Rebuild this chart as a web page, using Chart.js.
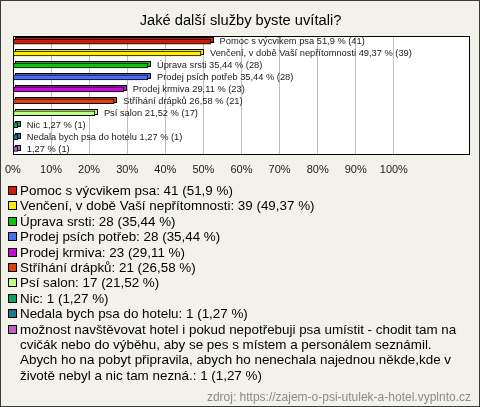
<!DOCTYPE html>
<html>
<head>
<meta charset="utf-8">
<script src="https://cdn.jsdelivr.net/npm/chart.js@4/dist/chart.umd.min.js"></script>
<style>
    html, body { margin: 0; padding: 0; }
    #frame {
        position: relative;
        width: 480px;
        height: 407px;
        box-sizing: border-box;
        border: 1px solid #3a3a3a;
        background: #f3f2ea;
        font-family: "Liberation Sans", Arial, sans-serif;
        overflow: hidden;
    }
    #chart-wrap { position: absolute; left: 0; top: 0; width: 478px; height: 184px; }
    #legend { position: absolute; left: 7px; top: 182px; width: 462px; font-size: 13.4px; line-height: 15.4px; color: #000; }
    .item { position: relative; padding-left: 12px; margin-bottom: 0; }
    .sw { position: absolute; left: 0; top: 3px; width: 7px; height: 7px; border: 1px solid #000; }
    #source { position: absolute; right: 8px; top: 389px; font-size: 12px; color: #8a8a8a; }
</style>
</head>
<body>
<div id="frame">
    <div id="chart-wrap"><canvas id="chart-services"></canvas></div>
    <div id="legend"></div>
    <div id="source"></div>
</div>
<script>
/**
 * Jaké další služby byste uvítali? - horizontal bar chart with 3D bars.
 */

const categories = [
    'Pomoc s výcvikem psa',
    'Venčení, v době Vaší nepřítomnosti',
    'Úprava srsti',
    'Prodej psích potřeb',
    'Prodej krmiva',
    'Stříhání drápků',
    'Psí salon',
    'Nic',
    'Nedala bych psa do hotelu',
    'možnost navštěvovat hotel i pokud nepotřebuji psa umístit - chodit tam na cvičák nebo do výběhu, aby se pes s místem a personálem seznámil. Abych ho na pobyt připravila, abych ho nenechala najednou někde,kde v životě nebyl a nic tam nezná.',
];
// the long free-text answer is shown without its name inside the chart
const barNames = [
    'Pomoc s výcvikem psa',
    'Venčení, v době Vaší nepřítomnosti',
    'Úprava srsti',
    'Prodej psích potřeb',
    'Prodej krmiva',
    'Stříhání drápků',
    'Psí salon',
    'Nic',
    'Nedala bych psa do hotelu',
    '',
];
const counts = [41, 39, 28, 28, 23, 21, 17, 1, 1, 1];
const percents = [51.9, 49.37, 35.44, 35.44, 29.11, 26.58, 21.52, 1.27, 1.27, 1.27];
const colors = ['#c8200c', '#ffee00', '#10c010', '#4870f0', '#c010d0', '#e04010', '#c0ff80', '#10a060', '#207890', '#c060c0'];

const titleText = 'Jaké další služby byste uvítali?';
const sourceText = 'zdroj: https://zajem-o-psi-utulek-a-hotel.vyplnto.cz';
const axisMax = 120;

const fmt = v => String(v).replace('.', ',');

let servicesChart = null;

const plotFrame = {
    id: 'plotFrame',
    beforeDraw(chart) {
        const a = chart.chartArea;
        const ctx = chart.ctx;
        ctx.save();
        ctx.fillStyle = '#ffffff';
        ctx.fillRect(a.left, a.top, a.right - a.left, a.bottom - a.top);
        ctx.restore();
    },
    afterDraw(chart) {
        const a = chart.chartArea;
        const ctx = chart.ctx;
        ctx.save();
        ctx.strokeStyle = '#000';
        ctx.lineWidth = 1;
        ctx.strokeRect(Math.round(a.left) + 0.5, Math.round(a.top) + 0.5,
            Math.round(a.right - a.left) - 1, Math.round(a.bottom - a.top) - 1);
        ctx.restore();
    },
};

// back face of each bar, shifted up/right, so the bars look 3D
const bar3d = {
    id: 'bar3d',
    beforeDatasetsDraw(chart) {
        const ctx = chart.ctx;
        const meta = chart.getDatasetMeta(0);
        const d = 2;
        ctx.save();
        meta.data.forEach((bar, i) => {
            const h = bar.height;
            const x0 = Math.round(bar.base) + 0.5 + d;
            const x1 = Math.round(bar.x) + 0.5 + d;
            const y0 = Math.round(bar.y - h / 2) + 0.5 - d;
            ctx.fillStyle = colors[i];
            ctx.strokeStyle = '#000';
            ctx.lineWidth = 1;
            ctx.fillRect(x0, y0, x1 - x0, h);
            ctx.strokeRect(x0, y0, x1 - x0, h);
        });
        ctx.restore();
    },
    afterDatasetsDraw(chart) {
        const ctx = chart.ctx;
        const meta = chart.getDatasetMeta(0);
        ctx.save();
        ctx.font = '9.3px "Liberation Sans", Arial, sans-serif';
        ctx.fillStyle = '#1a1a1a';
        ctx.textBaseline = 'middle';
        meta.data.forEach((bar, i) => {
            const name = barNames[i] ? barNames[i] + ' ' : '';
            ctx.fillText(name + fmt(percents[i]) + ' % (' + counts[i] + ')', bar.x + 9, bar.y);
        });
        ctx.restore();
    },
};

function renderServicesChart() {
    const canvas = document.getElementById('chart-services');

    servicesChart = new Chart(canvas, {
        type: 'bar',
        data: {
            labels: barNames,
            datasets: [{
                data: percents,
                backgroundColor: colors,
                borderColor: '#000',
                borderWidth: 1,
                borderSkipped: false,
                barThickness: 5,
            }],
        },
        options: {
            indexAxis: 'y',
            responsive: true,
            maintainAspectRatio: false,
            animation: false,
            layout: { padding: { left: 10, right: 9, top: 0, bottom: 0 } },
            plugins: {
                legend: { display: false },
                tooltip: { enabled: false },
                title: {
                    display: true,
                    text: titleText,
                    color: '#000',
                    font: { size: 14.7, family: '"Liberation Sans", Arial, sans-serif', weight: 'normal' },
                    padding: { top: 11, bottom: 6 },
                },
            },
            scales: {
                x: {
                    min: 0,
                    max: axisMax,
                    ticks: {
                        stepSize: 10,
                        color: '#1a1a1a',
                        padding: 4,
                        maxRotation: 0,
                        autoSkip: false,
                        font: { size: 11, lineHeight: 2, family: '"Liberation Sans", Arial, sans-serif' },
                        callback: v => (v <= 100 ? v + '%' : ''),
                    },
                    grid: {
                        drawTicks: false,
                        color: ctx => (ctx.tick && ctx.tick.value > 0 && ctx.tick.value <= 100 ? '#c0c0c0' : 'rgba(0,0,0,0)'),
                    },
                    border: { display: false },
                },
                y: {
                    display: false,
                    grid: { display: false },
                },
            },
        },
        plugins: [plotFrame, bar3d],
    });
}

function renderLegend() {
    const box = document.getElementById('legend');
    categories.forEach((name, i) => {
        const row = document.createElement('div');
        row.className = 'item';
        const sw = document.createElement('span');
        sw.className = 'sw';
        sw.style.background = colors[i];
        row.appendChild(sw);
        row.appendChild(document.createTextNode(name + ': ' + counts[i] + ' (' + fmt(percents[i]) + ' %)'));
        box.appendChild(row);
    });
    document.getElementById('source').textContent = sourceText;
}

renderServicesChart();
renderLegend();
</script>
</body>
</html>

◆ ◆ ◆ ◆ ◆ ◆ ◆

▶ EXERCISE GOAL: Without the pictures, write out all of the material exactly.

▶ REPLY TO THE EXERCISE:
Rebuild this chart as a web page, using Chart.js.
<!DOCTYPE html>
<html>
<head>
<meta charset="utf-8">
<script src="https://cdn.jsdelivr.net/npm/chart.js@4/dist/chart.umd.min.js"></script>
<style>
    html, body { margin: 0; padding: 0; }
    #frame {
        position: relative;
        width: 480px;
        height: 407px;
        box-sizing: border-box;
        border: 1px solid #3a3a3a;
        background: #f3f2ea;
        font-family: "Liberation Sans", Arial, sans-serif;
        overflow: hidden;
    }
    #chart-wrap { position: absolute; left: 0; top: 0; width: 478px; height: 184px; }
    #legend { position: absolute; left: 7px; top: 182px; width: 462px; font-size: 13.4px; line-height: 15.4px; color: #000; }
    .item { position: relative; padding-left: 12px; margin-bottom: 0; }
    .sw { position: absolute; left: 0; top: 3px; width: 7px; height: 7px; border: 1px solid #000; }
    #source { position: absolute; right: 8px; top: 389px; font-size: 12px; color: #8a8a8a; }
</style>
</head>
<body>
<div id="frame">
    <div id="chart-wrap"><canvas id="chart-services"></canvas></div>
    <div id="legend"></div>
    <div id="source"></div>
</div>
<script>
/**
 * Jaké další služby byste uvítali? - horizontal bar chart with 3D bars.
 */

const categories = [
    'Pomoc s výcvikem psa',
    'Venčení, v době Vaší nepřítomnosti',
    'Úprava srsti',
    'Prodej psích potřeb',
    'Prodej krmiva',
    'Stříhání drápků',
    'Psí salon',
    'Nic',
    'Nedala bych psa do hotelu',
    'možnost navštěvovat hotel i pokud nepotřebuji psa umístit - chodit tam na cvičák nebo do výběhu, aby se pes s místem a personálem seznámil. Abych ho na pobyt připravila, abych ho nenechala najednou někde,kde v životě nebyl a nic tam nezná.',
];
// the long free-text answer is shown without its name inside the chart
const barNames = [
    'Pomoc s výcvikem psa',
    'Venčení, v době Vaší nepřítomnosti',
    'Úprava srsti',
    'Prodej psích potřeb',
    'Prodej krmiva',
    'Stříhání drápků',
    'Psí salon',
    'Nic',
    'Nedala bych psa do hotelu',
    '',
];
const counts = [41, 39, 28, 28, 23, 21, 17, 1, 1, 1];
const percents = [51.9, 49.37, 35.44, 35.44, 29.11, 26.58, 21.52, 1.27, 1.27, 1.27];
const colors = ['#c8200c', '#ffee00', '#10c010', '#4870f0', '#c010d0', '#e04010', '#c0ff80', '#10a060', '#207890', '#c060c0'];

const titleText = 'Jaké další služby byste uvítali?';
const sourceText = 'zdroj: https://zajem-o-psi-utulek-a-hotel.vyplnto.cz';
const axisMax = 120;

const fmt = v => String(v).replace('.', ',');

let servicesChart = null;

const plotFrame = {
    id: 'plotFrame',
    beforeDraw(chart) {
        const a = chart.chartArea;
        const ctx = chart.ctx;
        ctx.save();
        ctx.fillStyle = '#ffffff';
        ctx.fillRect(a.left, a.top, a.right - a.left, a.bottom - a.top);
        ctx.restore();
    },
    afterDraw(chart) {
        const a = chart.chartArea;
        const ctx = chart.ctx;
        ctx.save();
        ctx.strokeStyle = '#000';
        ctx.lineWidth = 1;
        ctx.strokeRect(Math.round(a.left) + 0.5, Math.round(a.top) + 0.5,
            Math.round(a.right - a.left) - 1, Math.round(a.bottom - a.top) - 1);
        ctx.restore();
    },
};

// back face of each bar, shifted up/right, so the bars look 3D
const bar3d = {
    id: 'bar3d',
    beforeDatasetsDraw(chart) {
        const ctx = chart.ctx;
        const meta = chart.getDatasetMeta(0);
        const d = 2;
        ctx.save();
        meta.data.forEach((bar, i) => {
            const h = bar.height;
            const x0 = Math.round(bar.base) + 0.5 + d;
            const x1 = Math.round(bar.x) + 0.5 + d;
            const y0 = Math.round(bar.y - h / 2) + 0.5 - d;
            ctx.fillStyle = colors[i];
            ctx.strokeStyle = '#000';
            ctx.lineWidth = 1;
            ctx.fillRect(x0, y0, x1 - x0, h);
            ctx.strokeRect(x0, y0, x1 - x0, h);
        });
        ctx.restore();
    },
    afterDatasetsDraw(chart) {
        const ctx = chart.ctx;
        const meta = chart.getDatasetMeta(0);
        ctx.save();
        ctx.font = '9.3px "Liberation Sans", Arial, sans-serif';
        ctx.fillStyle = '#1a1a1a';
        ctx.textBaseline = 'middle';
        meta.data.forEach((bar, i) => {
            const name = barNames[i] ? barNames[i] + ' ' : '';
            ctx.fillText(name + fmt(percents[i]) + ' % (' + counts[i] + ')', bar.x + 9, bar.y);
        });
        ctx.restore();
    },
};

function renderServicesChart() {
    const canvas = document.getElementById('chart-services');

    servicesChart = new Chart(canvas, {
        type: 'bar',
        data: {
            labels: barNames,
            datasets: [{
                data: percents,
                backgroundColor: colors,
                borderColor: '#000',
                borderWidth: 1,
                borderSkipped: false,
                barThickness: 5,
            }],
        },
        options: {
            indexAxis: 'y',
            responsive: true,
            maintainAspectRatio: false,
            animation: false,
            layout: { padding: { left: 10, right: 9, top: 0, bottom: 0 } },
            plugins: {
                legend: { display: false },
                tooltip: { enabled: false },
                title: {
                    display: true,
                    text: titleText,
                    color: '#000',
                    font: { size: 14.7, family: '"Liberation Sans", Arial, sans-serif', weight: 'normal' },
                    padding: { top: 11, bottom: 6 },
                },
            },
            scales: {
                x: {
                    min: 0,
                    max: axisMax,
                    ticks: {
                        stepSize: 10,
                        color: '#1a1a1a',
                        padding: 4,
                        maxRotation: 0,
                        autoSkip: false,
                        font: { size: 11, lineHeight: 2, family: '"Liberation Sans", Arial, sans-serif' },
                        callback: v => (v <= 100 ? v + '%' : ''),
                    },
                    grid: {
                        drawTicks: false,
                        color: ctx => (ctx.tick && ctx.tick.value > 0 && ctx.tick.value <= 100 ? '#c0c0c0' : 'rgba(0,0,0,0)'),
                    },
                    border: { display: false },
                },
                y: {
                    display: false,
                    grid: { display: false },
                },
            },
        },
        plugins: [plotFrame, bar3d],
    });
}

function renderLegend() {
    const box = document.getElementById('legend');
    categories.forEach((name, i) => {
        const row = document.createElement('div');
        row.className = 'item';
        const sw = document.createElement('span');
        sw.className = 'sw';
        sw.style.background = colors[i];
        row.appendChild(sw);
        row.appendChild(document.createTextNode(name + ': ' + counts[i] + ' (' + fmt(percents[i]) + ' %)'));
        box.appendChild(row);
    });
    document.getElementById('source').textContent = sourceText;
}

renderServicesChart();
renderLegend();
</script>
</body>
</html>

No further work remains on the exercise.